- **SHORT EXERCISE**
Any pictures in the records below must be left out when you repeat the lines from the line containing "Write the Plotly code for this chart." through the line containing "PW = 597 - L" exactly.

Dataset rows
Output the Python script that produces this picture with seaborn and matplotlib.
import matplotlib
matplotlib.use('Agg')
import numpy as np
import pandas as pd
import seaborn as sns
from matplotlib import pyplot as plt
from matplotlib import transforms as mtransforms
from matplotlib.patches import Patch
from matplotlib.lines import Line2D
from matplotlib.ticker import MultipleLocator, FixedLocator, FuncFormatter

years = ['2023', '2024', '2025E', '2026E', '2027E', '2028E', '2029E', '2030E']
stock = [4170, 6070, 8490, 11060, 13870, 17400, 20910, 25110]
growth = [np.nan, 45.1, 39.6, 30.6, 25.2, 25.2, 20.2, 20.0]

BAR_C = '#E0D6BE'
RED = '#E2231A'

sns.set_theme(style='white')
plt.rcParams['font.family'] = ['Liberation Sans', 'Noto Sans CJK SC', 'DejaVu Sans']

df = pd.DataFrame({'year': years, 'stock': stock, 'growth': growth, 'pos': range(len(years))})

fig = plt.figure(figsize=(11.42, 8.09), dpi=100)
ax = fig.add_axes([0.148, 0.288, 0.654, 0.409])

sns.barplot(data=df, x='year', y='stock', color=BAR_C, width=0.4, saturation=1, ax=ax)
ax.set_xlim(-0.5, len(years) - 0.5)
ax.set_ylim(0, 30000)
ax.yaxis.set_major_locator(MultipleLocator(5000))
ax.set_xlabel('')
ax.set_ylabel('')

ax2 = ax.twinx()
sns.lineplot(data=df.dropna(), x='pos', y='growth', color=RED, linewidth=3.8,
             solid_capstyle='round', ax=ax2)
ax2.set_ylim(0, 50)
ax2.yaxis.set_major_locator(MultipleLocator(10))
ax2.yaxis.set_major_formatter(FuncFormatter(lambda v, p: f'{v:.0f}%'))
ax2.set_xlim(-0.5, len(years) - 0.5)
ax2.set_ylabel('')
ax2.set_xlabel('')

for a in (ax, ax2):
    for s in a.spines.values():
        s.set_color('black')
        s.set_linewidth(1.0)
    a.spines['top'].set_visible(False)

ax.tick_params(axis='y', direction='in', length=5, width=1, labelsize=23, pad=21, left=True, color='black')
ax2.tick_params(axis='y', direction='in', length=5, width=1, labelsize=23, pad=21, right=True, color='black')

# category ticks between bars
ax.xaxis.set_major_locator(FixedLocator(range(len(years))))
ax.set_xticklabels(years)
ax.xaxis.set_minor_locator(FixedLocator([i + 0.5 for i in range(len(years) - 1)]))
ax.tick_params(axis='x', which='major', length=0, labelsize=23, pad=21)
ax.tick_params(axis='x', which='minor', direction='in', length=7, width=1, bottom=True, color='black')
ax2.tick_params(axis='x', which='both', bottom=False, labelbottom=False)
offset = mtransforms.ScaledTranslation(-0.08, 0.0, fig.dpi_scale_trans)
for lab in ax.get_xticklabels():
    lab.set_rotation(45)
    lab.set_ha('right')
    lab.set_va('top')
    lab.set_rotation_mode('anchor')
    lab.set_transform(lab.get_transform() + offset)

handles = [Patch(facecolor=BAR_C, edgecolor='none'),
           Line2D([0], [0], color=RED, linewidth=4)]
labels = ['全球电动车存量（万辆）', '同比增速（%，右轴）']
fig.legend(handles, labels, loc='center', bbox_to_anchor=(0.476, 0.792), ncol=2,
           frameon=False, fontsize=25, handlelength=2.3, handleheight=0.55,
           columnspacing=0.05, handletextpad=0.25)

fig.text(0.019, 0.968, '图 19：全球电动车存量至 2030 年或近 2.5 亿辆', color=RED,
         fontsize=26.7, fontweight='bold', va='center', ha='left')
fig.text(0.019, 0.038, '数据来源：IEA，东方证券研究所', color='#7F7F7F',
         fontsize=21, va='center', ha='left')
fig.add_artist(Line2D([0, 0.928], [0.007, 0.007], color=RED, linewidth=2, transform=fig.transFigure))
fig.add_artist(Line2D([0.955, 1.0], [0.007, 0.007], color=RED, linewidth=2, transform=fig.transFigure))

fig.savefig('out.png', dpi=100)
...
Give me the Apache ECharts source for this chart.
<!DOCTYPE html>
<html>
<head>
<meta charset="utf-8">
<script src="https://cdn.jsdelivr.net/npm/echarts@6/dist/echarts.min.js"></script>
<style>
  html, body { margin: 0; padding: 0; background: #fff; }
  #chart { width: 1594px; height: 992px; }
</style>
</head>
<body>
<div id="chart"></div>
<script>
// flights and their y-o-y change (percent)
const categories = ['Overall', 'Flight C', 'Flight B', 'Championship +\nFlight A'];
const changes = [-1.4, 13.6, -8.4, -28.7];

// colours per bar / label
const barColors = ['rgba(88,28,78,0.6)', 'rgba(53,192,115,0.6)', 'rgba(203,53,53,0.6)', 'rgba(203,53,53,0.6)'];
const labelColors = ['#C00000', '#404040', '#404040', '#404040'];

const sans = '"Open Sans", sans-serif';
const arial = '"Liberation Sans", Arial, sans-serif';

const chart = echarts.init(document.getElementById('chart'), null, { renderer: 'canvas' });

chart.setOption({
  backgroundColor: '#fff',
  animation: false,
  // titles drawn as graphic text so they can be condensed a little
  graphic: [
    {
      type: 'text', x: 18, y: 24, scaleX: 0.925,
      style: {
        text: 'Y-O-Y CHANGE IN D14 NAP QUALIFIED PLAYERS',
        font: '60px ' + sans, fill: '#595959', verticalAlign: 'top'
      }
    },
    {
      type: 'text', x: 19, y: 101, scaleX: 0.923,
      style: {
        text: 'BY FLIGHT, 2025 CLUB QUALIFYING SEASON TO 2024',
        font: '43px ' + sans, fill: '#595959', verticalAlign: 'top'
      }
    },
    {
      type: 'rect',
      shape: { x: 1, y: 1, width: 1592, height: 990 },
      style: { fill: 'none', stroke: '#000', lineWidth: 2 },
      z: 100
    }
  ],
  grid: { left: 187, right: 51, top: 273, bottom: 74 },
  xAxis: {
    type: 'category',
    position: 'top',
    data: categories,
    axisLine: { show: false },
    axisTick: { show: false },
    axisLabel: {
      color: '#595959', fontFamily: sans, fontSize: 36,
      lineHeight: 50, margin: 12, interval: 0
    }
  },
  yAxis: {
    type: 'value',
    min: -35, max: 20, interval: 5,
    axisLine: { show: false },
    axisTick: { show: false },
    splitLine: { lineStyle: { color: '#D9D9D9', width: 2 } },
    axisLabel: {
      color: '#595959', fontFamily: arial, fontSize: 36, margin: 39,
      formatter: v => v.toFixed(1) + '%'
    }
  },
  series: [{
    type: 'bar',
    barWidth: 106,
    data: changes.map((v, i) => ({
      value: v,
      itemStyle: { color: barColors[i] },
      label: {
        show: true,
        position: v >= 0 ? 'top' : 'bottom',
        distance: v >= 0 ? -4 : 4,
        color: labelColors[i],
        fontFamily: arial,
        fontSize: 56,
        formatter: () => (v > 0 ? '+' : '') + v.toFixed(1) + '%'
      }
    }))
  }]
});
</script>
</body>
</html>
---
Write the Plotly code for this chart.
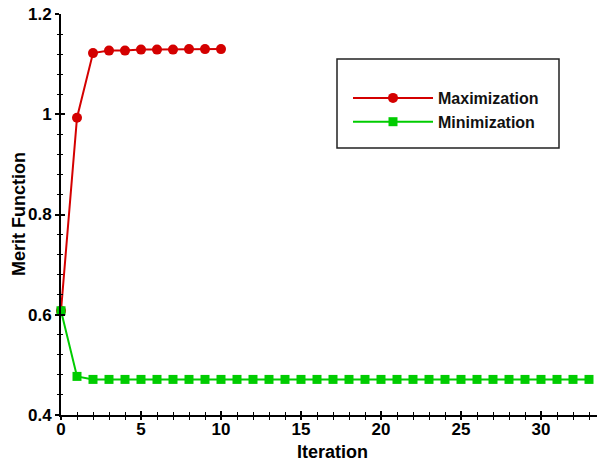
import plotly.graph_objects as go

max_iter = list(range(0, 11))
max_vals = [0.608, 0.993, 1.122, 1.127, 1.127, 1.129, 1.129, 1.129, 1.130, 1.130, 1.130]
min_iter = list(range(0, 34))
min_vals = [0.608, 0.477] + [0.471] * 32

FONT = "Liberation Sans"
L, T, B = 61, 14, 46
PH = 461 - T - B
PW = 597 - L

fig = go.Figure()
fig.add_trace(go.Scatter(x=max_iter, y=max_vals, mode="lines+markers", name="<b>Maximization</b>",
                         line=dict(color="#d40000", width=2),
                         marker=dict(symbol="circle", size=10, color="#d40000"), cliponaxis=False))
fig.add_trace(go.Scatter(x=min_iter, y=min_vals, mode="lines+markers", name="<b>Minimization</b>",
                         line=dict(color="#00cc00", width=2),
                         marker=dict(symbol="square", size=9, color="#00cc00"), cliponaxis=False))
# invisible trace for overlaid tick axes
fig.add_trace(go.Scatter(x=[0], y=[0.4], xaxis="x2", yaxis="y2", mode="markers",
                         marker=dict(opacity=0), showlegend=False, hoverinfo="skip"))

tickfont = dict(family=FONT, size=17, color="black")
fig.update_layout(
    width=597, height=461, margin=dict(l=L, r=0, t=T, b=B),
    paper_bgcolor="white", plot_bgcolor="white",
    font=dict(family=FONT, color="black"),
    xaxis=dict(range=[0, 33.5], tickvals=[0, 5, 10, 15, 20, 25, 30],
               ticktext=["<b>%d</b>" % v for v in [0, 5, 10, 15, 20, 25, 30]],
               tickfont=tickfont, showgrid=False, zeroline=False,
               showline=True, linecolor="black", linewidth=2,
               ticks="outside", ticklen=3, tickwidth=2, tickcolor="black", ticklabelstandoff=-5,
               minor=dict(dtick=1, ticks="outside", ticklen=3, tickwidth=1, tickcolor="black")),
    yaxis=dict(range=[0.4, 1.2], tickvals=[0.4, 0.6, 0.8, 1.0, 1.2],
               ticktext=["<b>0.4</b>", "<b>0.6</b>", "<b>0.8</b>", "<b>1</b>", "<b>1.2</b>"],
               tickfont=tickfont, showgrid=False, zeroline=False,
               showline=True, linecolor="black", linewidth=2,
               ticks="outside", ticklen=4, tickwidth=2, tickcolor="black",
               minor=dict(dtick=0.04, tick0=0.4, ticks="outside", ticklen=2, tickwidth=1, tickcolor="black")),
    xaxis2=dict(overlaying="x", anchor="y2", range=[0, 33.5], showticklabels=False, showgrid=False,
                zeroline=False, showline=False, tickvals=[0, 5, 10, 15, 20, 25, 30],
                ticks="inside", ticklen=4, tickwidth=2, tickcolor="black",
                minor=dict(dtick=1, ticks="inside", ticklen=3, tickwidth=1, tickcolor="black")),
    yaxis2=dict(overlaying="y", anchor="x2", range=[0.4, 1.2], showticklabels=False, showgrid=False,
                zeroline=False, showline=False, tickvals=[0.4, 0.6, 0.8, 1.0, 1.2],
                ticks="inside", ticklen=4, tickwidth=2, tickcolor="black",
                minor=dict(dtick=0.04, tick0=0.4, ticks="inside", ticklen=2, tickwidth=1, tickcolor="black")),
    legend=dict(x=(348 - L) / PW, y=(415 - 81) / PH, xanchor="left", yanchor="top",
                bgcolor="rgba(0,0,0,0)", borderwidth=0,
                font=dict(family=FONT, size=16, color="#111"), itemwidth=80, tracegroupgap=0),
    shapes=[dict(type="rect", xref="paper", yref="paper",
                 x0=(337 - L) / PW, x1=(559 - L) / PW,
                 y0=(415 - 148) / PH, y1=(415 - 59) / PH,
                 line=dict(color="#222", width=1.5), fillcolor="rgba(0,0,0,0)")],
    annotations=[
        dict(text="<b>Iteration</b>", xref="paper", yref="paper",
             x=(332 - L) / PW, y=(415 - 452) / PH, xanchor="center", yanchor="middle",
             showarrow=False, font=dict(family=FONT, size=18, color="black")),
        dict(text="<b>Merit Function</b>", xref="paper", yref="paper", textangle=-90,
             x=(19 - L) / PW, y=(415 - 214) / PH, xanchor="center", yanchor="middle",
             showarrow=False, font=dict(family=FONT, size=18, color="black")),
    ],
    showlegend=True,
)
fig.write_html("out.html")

- **ANSWER TO THE TASK**
Write the Plotly code for this chart.
import plotly.graph_objects as go

max_iter = list(range(0, 11))
max_vals = [0.608, 0.993, 1.122, 1.127, 1.127, 1.129, 1.129, 1.129, 1.130, 1.130, 1.130]
min_iter = list(range(0, 34))
min_vals = [0.608, 0.477] + [0.471] * 32

FONT = "Liberation Sans"
L, T, B = 61, 14, 46
PH = 461 - T - B
PW = 597 - L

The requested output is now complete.